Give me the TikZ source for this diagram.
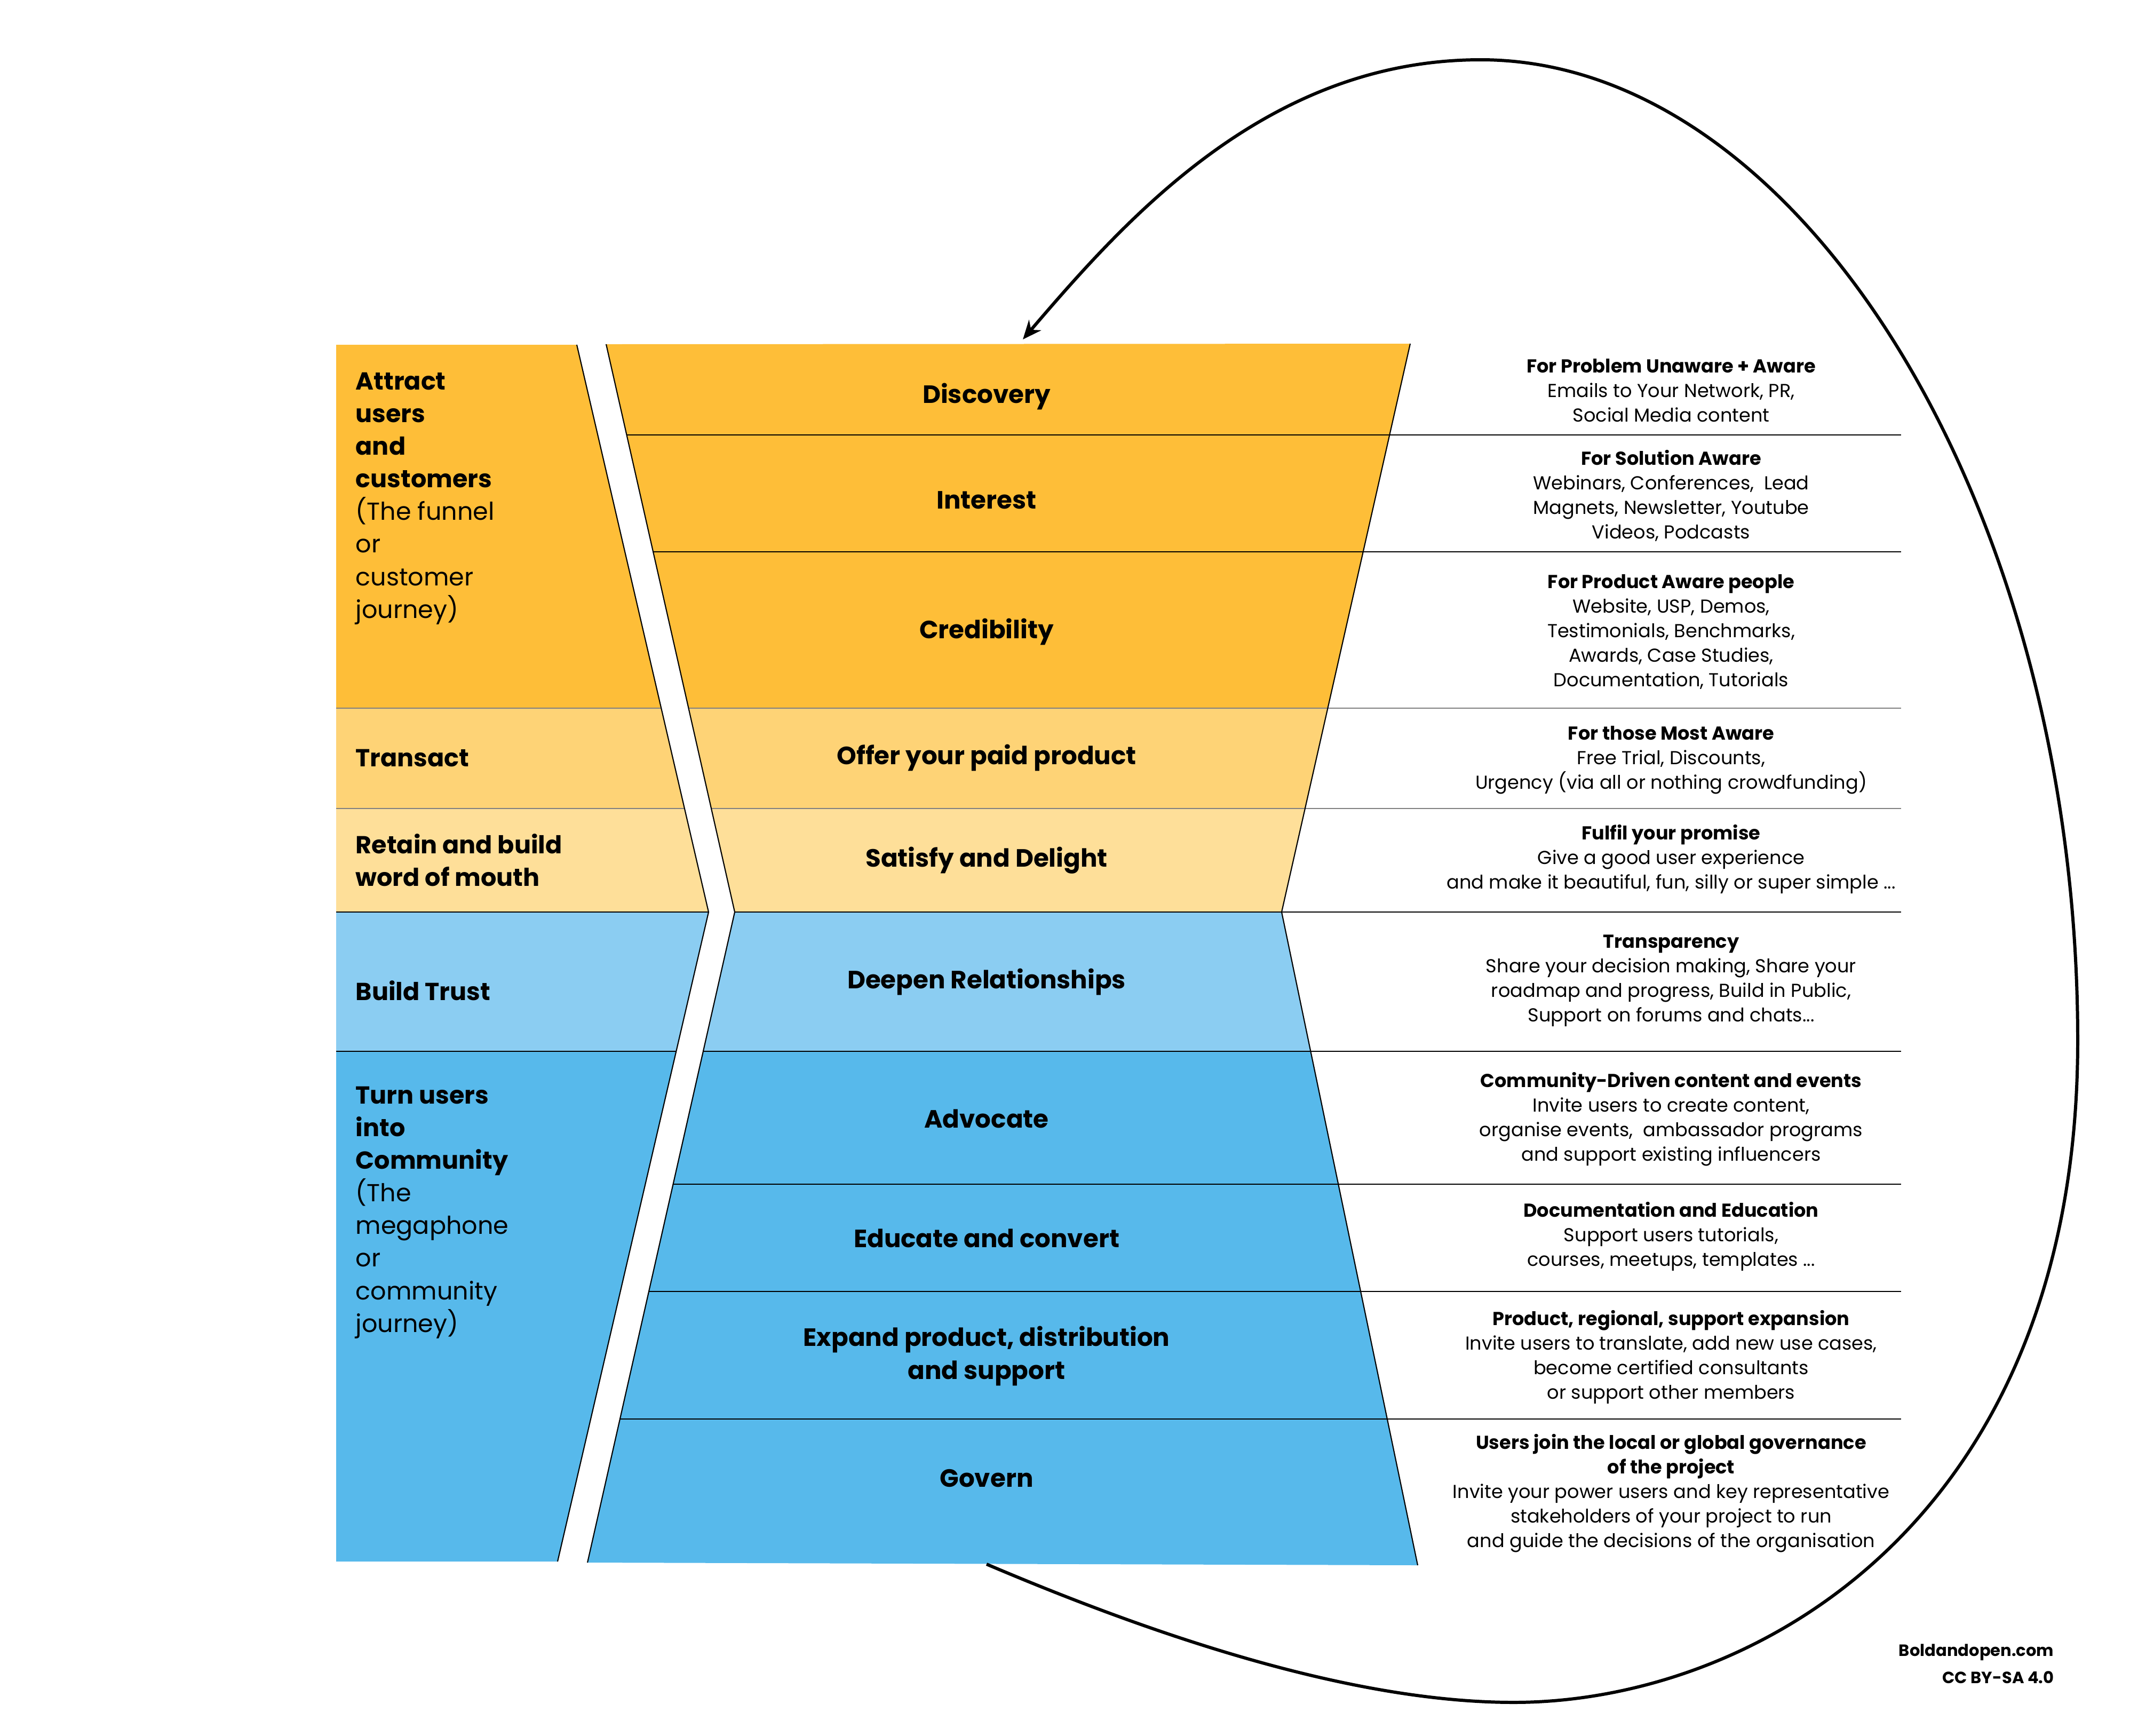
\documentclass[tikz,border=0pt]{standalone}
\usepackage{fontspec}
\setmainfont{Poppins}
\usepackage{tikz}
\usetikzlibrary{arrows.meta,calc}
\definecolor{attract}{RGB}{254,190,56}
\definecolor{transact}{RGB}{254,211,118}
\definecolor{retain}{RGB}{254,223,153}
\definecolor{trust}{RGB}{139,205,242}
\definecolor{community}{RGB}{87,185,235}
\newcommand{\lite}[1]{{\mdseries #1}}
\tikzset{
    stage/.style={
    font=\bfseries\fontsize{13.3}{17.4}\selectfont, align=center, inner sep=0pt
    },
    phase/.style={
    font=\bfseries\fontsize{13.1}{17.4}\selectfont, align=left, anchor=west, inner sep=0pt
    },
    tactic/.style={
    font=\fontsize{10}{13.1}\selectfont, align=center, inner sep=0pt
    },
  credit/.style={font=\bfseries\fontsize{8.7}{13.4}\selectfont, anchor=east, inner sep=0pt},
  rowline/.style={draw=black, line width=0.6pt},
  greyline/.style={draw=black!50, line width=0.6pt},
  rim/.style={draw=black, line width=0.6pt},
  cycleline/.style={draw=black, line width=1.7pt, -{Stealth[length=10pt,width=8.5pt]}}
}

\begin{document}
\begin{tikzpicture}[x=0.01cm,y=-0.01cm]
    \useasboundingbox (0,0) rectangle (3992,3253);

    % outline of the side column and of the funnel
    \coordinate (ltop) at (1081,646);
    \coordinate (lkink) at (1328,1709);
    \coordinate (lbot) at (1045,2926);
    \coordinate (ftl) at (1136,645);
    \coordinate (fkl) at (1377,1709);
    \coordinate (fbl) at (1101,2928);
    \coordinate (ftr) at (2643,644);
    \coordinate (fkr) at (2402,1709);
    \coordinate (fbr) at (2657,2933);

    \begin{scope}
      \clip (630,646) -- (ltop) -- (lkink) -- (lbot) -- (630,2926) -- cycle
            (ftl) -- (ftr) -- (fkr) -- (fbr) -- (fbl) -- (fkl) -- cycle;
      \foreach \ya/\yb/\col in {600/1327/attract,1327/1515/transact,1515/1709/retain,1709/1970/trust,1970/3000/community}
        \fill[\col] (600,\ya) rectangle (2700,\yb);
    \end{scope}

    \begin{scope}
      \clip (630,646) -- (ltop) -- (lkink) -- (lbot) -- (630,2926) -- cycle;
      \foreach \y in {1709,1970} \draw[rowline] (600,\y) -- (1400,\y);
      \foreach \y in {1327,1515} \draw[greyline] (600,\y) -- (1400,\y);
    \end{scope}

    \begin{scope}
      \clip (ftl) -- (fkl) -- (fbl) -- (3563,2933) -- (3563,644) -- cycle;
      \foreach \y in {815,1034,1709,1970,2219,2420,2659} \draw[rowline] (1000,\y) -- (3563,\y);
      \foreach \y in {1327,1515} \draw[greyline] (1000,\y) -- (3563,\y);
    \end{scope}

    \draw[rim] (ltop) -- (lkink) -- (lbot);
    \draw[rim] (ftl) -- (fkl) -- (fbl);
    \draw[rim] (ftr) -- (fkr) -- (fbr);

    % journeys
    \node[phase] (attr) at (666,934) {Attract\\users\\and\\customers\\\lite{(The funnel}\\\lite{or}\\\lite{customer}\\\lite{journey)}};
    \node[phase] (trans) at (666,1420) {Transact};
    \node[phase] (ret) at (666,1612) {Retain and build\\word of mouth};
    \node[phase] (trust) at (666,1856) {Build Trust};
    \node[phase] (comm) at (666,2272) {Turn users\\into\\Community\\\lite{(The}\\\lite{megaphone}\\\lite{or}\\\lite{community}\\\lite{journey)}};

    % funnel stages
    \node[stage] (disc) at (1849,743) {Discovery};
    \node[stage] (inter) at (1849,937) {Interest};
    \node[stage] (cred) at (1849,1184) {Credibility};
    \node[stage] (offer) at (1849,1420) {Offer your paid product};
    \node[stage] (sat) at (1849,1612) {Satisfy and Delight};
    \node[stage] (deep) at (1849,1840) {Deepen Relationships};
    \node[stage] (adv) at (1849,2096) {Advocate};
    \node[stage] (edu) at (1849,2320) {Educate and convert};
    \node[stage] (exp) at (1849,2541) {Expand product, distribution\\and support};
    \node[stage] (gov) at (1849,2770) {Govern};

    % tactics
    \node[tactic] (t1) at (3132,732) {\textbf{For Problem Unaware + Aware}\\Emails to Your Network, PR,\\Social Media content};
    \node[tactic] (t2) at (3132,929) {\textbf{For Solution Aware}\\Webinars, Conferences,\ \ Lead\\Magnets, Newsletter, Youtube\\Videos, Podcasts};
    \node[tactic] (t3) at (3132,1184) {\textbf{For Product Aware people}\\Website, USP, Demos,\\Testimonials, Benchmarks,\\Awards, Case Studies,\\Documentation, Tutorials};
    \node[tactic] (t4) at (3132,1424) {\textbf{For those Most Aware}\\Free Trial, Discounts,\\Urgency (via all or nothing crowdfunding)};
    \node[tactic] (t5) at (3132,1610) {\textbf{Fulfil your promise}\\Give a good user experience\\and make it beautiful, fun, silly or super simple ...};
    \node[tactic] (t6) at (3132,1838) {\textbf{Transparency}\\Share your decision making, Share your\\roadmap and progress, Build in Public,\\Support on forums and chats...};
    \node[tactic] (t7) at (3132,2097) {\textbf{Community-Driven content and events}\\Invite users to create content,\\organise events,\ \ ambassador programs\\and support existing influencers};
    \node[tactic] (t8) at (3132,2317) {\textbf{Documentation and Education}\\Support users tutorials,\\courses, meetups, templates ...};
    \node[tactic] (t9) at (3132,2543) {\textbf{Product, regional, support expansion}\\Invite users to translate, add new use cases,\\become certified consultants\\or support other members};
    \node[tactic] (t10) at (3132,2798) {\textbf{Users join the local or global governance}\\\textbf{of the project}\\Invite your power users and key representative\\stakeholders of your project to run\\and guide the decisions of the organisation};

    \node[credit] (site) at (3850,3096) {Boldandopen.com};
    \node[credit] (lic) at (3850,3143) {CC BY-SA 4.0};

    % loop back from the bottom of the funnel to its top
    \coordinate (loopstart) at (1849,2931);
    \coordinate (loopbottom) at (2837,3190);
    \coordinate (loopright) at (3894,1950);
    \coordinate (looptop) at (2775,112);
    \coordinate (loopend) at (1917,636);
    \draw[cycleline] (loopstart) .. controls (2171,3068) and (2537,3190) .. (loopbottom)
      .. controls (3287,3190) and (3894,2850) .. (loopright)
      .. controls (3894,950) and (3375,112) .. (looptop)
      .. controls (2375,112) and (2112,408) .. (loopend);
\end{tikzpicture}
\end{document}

· · · · · · ·

Look through the material above. Copy each line where the word "Give" appears.

Result below ::
Give me the TikZ source for this diagram.
    \node[tactic] (t5) at (3132,1610) {\textbf{Fulfil your promise}\\Give a good user experience\\and make it beautiful, fun, silly or super simple ...};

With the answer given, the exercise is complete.